Storyboards can sometimes be a helpful visual guide for the rest of the crew.
Posted 18 March 2014 - 06:28 PM
I think that storyboarding is not always necessary for all images (for example, if you have a MCU of the talent, everybody on the set understands already from the description what kind of shot you are after, no need to draw a full sheet of stick figures to explain that ).
If you want to show the rest of the crew how you are planning to cut the images together to tell the story, then it is necessary to storyboard the whole scene. Also for VFX work it is always necessary to storyboard if the shots need multiple separate elements: cgi elements, bg plates, multiple live-action elements combined together, etc.
For simple wire removal etc. simple work it may not be necessary.

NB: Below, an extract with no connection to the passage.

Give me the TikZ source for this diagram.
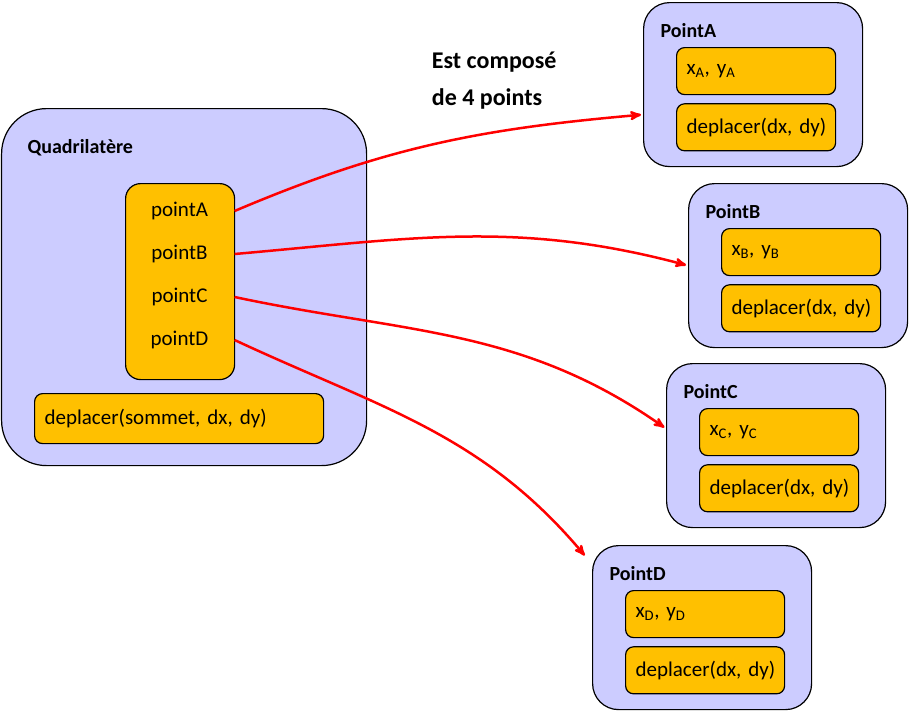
\documentclass[tikz,border=0pt]{standalone}
\usepackage{fontspec}
\setmainfont{Carlito}
\usetikzlibrary{arrows,positioning}
\definecolor{lavande}{HTML}{CCCCFF}
\definecolor{ambre}{HTML}{FFC000}

\begin{document}
\begin{tikzpicture}[x=1pt,y=1pt,>=stealth',line width=1.2pt,
  every node/.style={font=\fontsize{21}{25}\selectfont}]
\tikzstyle{classe}=[draw=black,fill=lavande,rounded corners=26pt,anchor=north west,inner sep=0pt,minimum width=219pt,minimum height=164pt]
\tikzstyle{champ}=[draw=black,fill=ambre,rounded corners=8pt,anchor=north west,inner xsep=10pt,text width=139pt,minimum height=47pt,align=left]
\tikzstyle{titre}=[anchor=west,inner sep=0pt,font=\fontsize{20}{24}\selectfont\bfseries]
\tikzstyle{lien}=[->,red,line width=2.5pt,shorten >=2pt]
\useasboundingbox (0,0) rectangle (909,-712);

% la classe Quadrilatere
\node[classe,rounded corners=45pt,minimum width=365pt,minimum height=357pt] (Q) at (1,-108) {};
\node[titre] at (27,-148) {Quadrilatère};
\node[draw=black,fill=ambre,rounded corners=15pt,anchor=north west,minimum width=109pt,minimum height=196pt,inner sep=0pt] (pts) at (125,-183) {};
\foreach \l/\py in {A/211,B/254,C/297,D/340}
  \node[minimum width=109pt,inner sep=0pt] (p\l) at (179.5,-\py) {point\l};
\node[champ,text width=269pt,minimum height=50pt] (dq) at (34,-393) {deplacer(sommet, dx, dy)};

% les quatre points
\foreach \l/\px/\py in {A/643/2,B/688/183,C/666/363,D/592/545} {
  \node[classe] (P\l) at (\px,-\py) {};
  \node[titre] at ([xshift=17,yshift=-29]P\l.north west) {Point\l};
  \node[champ] (x\l) at ([xshift=33,yshift=-45]P\l.north west) {x\textsubscript{\l}, y\textsubscript{\l}};
  \node[champ,below=8pt of x\l] (d\l) {deplacer(dx,~dy)};
}

\node[anchor=west,align=left,font=\fontsize{24}{37}\selectfont\bfseries] (txt) at (428,-81) {Est composé\\de 4 points};

\draw[lien] (pA.east) to[out=23,in=185] ([yshift=-30]PA.west);
\draw[lien] (pB.east) to[out=5,in=165] (PB.west);
\draw[lien] (pC.east) to[out=-12,in=145] ([yshift=17]PC.west);
\draw[lien] (pD.east) to[out=-25,in=130] ([shift={(-6,-12)}]PD.north west);
\end{tikzpicture}
\end{document}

I think it is, though, absolutely necessary to do set drawings with camera positions for all the scenes. Otherwise it is impossible to explain to the rest of the crew how the camera and actors are situated in the space and where the lights/props/set elements/safe are. Lighting designing, for example, is quite impossible to do using only storyboards without having the set drawings available to see where the actor and camera are actually situated IN THE SPACE when, for example, the MCU is shot...
Posted 31 March 2014 - 11:34 AM
"Tracking shot of man's feet as he moves left across the floor, shallow depth of field", etc.
Planning out your shots beforehand can help save time on location, and can help you in making sure that you have the right lenses, lights and other equipment for each one. It also helps to communicate your vision to the rest of your crew, and can make their jobs a lot easier by helping them understand exactly what it is you are looking for. That being said, you should always stay open to improvisation should a brilliant idea arrive right in the middle of a shoot.
Posted 31 March 2014 - 05:45 PM
I take a slightly cautious view of storyboarding.
It's possible - if not easy - to draw things that are impossible to shoot. Frankly it's probably quite hard to draw things accurately that can be shot. Especially, if you lack known locations, lots of grip gear and lots of time, it can be extremely difficult to execute a storyboard satisfactorily.
I prefer shot lists, which describe what each shot should show the audience, and allow the filmmakers the flexibility to find a way to do that on the day. There are of course situations where storyboarding is essential, perhaps involving VFX or some particularly extreme bit of camera support equipment or technique which requires particularly precise planning or a lot of people and gear to pull off, but in the main - no.
Posted 03 April 2014 - 12:22 AM
Sup Y'all? I hardly ever post here!
Anyway, if I may offer another perspective: storyboarding, and then making a "mock edit" USING THOSE BOARDS (actually taking the drawings/stills and cutting them together in an NLE), can help you really see how a scene/shots will cut together. On my last little short film, it would have helped me because of the oddball style of the piece, and I could have said "oh I need a shot to get the guy from here to here, and then something to go here, etc." I ended up having to make a fake MCU by zooming in/cropping a wide shot, whereas if I'd boarded/done the mock edit I could have seen I needed to shoot that MCU in the first place. Depending on complexity of scene, a shot list may not bring those those types issues to light, where mock edit/boards will.